The Insurance Regulatory and Development Authority (IRDA) has cleared a hike in health insurance rates for policies issued by New India Assurance, country’s largest non-life insurer. The new rates are on an average 20% higher than the old ones which were in force from 2007 and will come into effect from next month.
The rate hike could trigger similar revisions among other state-owned non-life insurers since New India Assurance, being the largest, sets the benchmark for rates.
New India Assurance has said that their rates have not been revised since 2007. The revision in premium rates will result in an average increase of around 20% but it will vary from segment to segment.
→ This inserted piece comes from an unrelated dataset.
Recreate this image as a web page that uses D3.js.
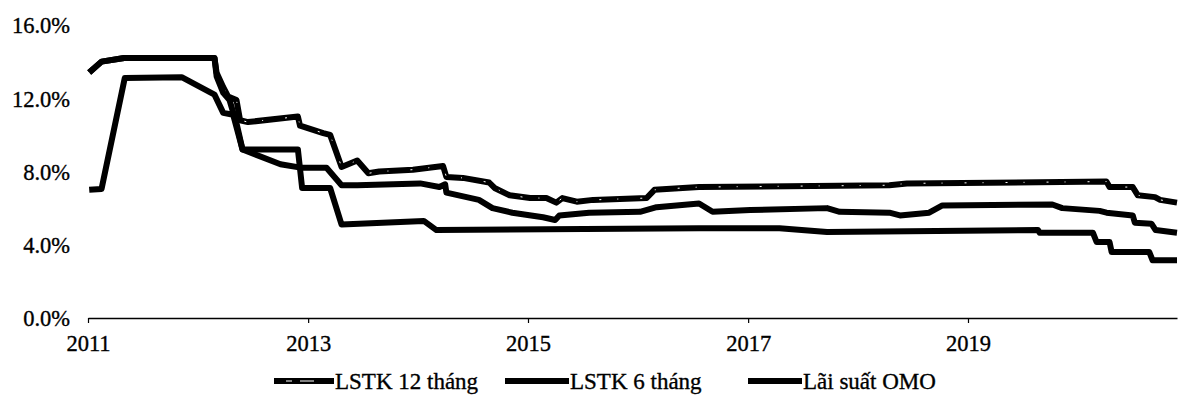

For renewal policies, the new rates will take a bit longer to be applicable as the insurer will have to provide a three-month notice.
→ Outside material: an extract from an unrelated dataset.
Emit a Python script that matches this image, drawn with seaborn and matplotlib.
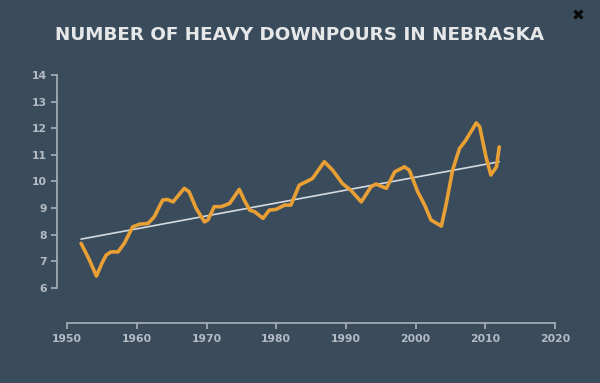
import matplotlib
matplotlib.use("Agg")
import matplotlib.pyplot as plt
import pandas as pd
import seaborn as sns

# ── data ─────────────────────────────────────────────────────────────────────
years = [1952.0, 1953.2, 1954.2, 1955.0, 1955.6, 1956.3, 1957.3, 1958.2, 1959.4,
         1960.4, 1961.6, 1962.5, 1963.7, 1964.4, 1965.2, 1966.8, 1967.5, 1968.5,
         1969.7, 1970.2, 1971.1, 1972.1, 1973.3, 1974.7, 1975.4, 1976.2, 1976.9,
         1978.1, 1979.0, 1980.0, 1981.2, 1982.1, 1983.3, 1984.3, 1985.2, 1986.9,
         1988.1, 1989.5, 1990.7, 1992.2, 1993.6, 1994.3, 1995.8, 1997.0, 1998.4,
         1999.1, 2000.3, 2001.3, 2002.2, 2003.7, 2004.4, 2005.3, 2006.3, 2007.2,
         2008.7, 2009.2, 2010.1, 2010.8, 2011.6, 2012.0]
downpours = [7.67, 7.04, 6.44, 6.93, 7.23, 7.35, 7.35, 7.67, 8.29,
             8.39, 8.42, 8.67, 9.30, 9.32, 9.23, 9.74, 9.61, 8.99,
             8.48, 8.55, 9.05, 9.05, 9.17, 9.70, 9.30, 8.92, 8.86,
             8.61, 8.92, 8.95, 9.11, 9.11, 9.86, 9.99, 10.11, 10.74,
             10.42, 9.92, 9.67, 9.23, 9.80, 9.90, 9.74, 10.36, 10.55,
             10.42, 9.61, 9.11, 8.55, 8.32, 9.17, 10.42, 11.24, 11.55,
             12.20, 12.05, 10.92, 10.24, 10.55, 11.30]

trend_years = [1952, 2012]
trend_values = [7.83, 10.74]

x_ticks = [1950, 1960, 1970, 1980, 1990, 2000, 2010, 2020]
y_ticks = [6, 7, 8, 9, 10, 11, 12, 13, 14]

BG = "#3a4b5c"
ORANGE = "#e8a035"
AXIS = "#a9b1ba"
LABEL = "#b3bbc4"

sns.set_theme(style="ticks", rc={
    "figure.facecolor": BG,
    "axes.facecolor": BG,
    "axes.edgecolor": AXIS,
    "xtick.color": AXIS,
    "ytick.color": AXIS,
})
plt.rcParams["font.family"] = ["DejaVu Sans"]

fig = plt.figure(figsize=(6, 3.83), dpi=100)
ax = fig.add_axes([0.0945, 0.157, 0.8305, 0.647])

df = pd.DataFrame({"year": years, "value": downpours})
trend = pd.DataFrame({"year": trend_years, "value": trend_values})

sns.lineplot(data=trend, x="year", y="value", ax=ax, color="#d5dae0",
             linewidth=1.2, zorder=2)
sns.lineplot(data=df, x="year", y="value", ax=ax, color=ORANGE,
             linewidth=2.6, zorder=3, sort=False)
ax.lines[-1].set_solid_joinstyle("round")

ax.set_xlim(1948.5, 2020)
ax.set_ylim(4.68, 14)
ax.set_xticks(x_ticks)
ax.set_yticks(y_ticks)
ax.set_xlabel("")
ax.set_ylabel("")

for s in ["top", "right"]:
    ax.spines[s].set_visible(False)
ax.spines["left"].set_bounds(6, 14)
ax.spines["bottom"].set_bounds(1950, 2020)
ax.spines["left"].set_linewidth(1.2)
ax.spines["bottom"].set_linewidth(1.2)

ax.tick_params(axis="both", length=4, width=1.2, labelsize=7.8,
               labelcolor=LABEL)
ax.tick_params(axis="y", pad=3)
ax.tick_params(axis="x", pad=4)
for lbl in ax.get_xticklabels() + ax.get_yticklabels():
    lbl.set_fontweight("bold")

fig.text(0.5, 0.908, "NUMBER OF HEAVY DOWNPOURS IN NEBRASKA",
         ha="center", va="center", fontsize=13.2, fontweight="bold",
         color="#e6e7e8")
fig.text(0.963, 0.958, "\u2716", ha="center", va="center", fontsize=11,
         color="#0a0a0a")

fig.savefig("out.png", dpi=100, facecolor=BG)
At present, for an individual aged up to 35 years in Mumbai, the cost of a 5 lakh health insurance cover is Rs 5,410, which goes up to Rs 6,078 after factoring in service tax. The cost could go up to Rs 7,300 after the hike. But this would vary according to the individual’s health profile and location. Premium varies with location because of variation in cost of treatment.
Insurers have been complaining that losses in health insurance have been over 120%. Besides raising rates, the state-owned non-life insurance companies are trying to reduce losses in health insurance by floating their own Third Party Administrator (TPA) – a separate entity that will manage the health insurance business and network with hospitals.
The in-house TPA for PSU general insurers would be operational by first January 2014.
This common TPA concept was mooted last September, and is expected to have National Insurance, New India Assurance, Oriental Insurance, United India Insurance and General Insurance Corporation of India (GIC Re) as stakeholders.
The companies are putting in IT mechanism and recruiting personnel for the new entity.
The common TPA has been proposed to prohibit large scale leakages while settling insurance claims in the health segment. It is expected to speed up the claim settlement process as well as claims ratio of insurance companies.
This move is also expected to reduce costs for these insurance players, who pay a commission of approximately 6% of premiums to TPAs to settle claims.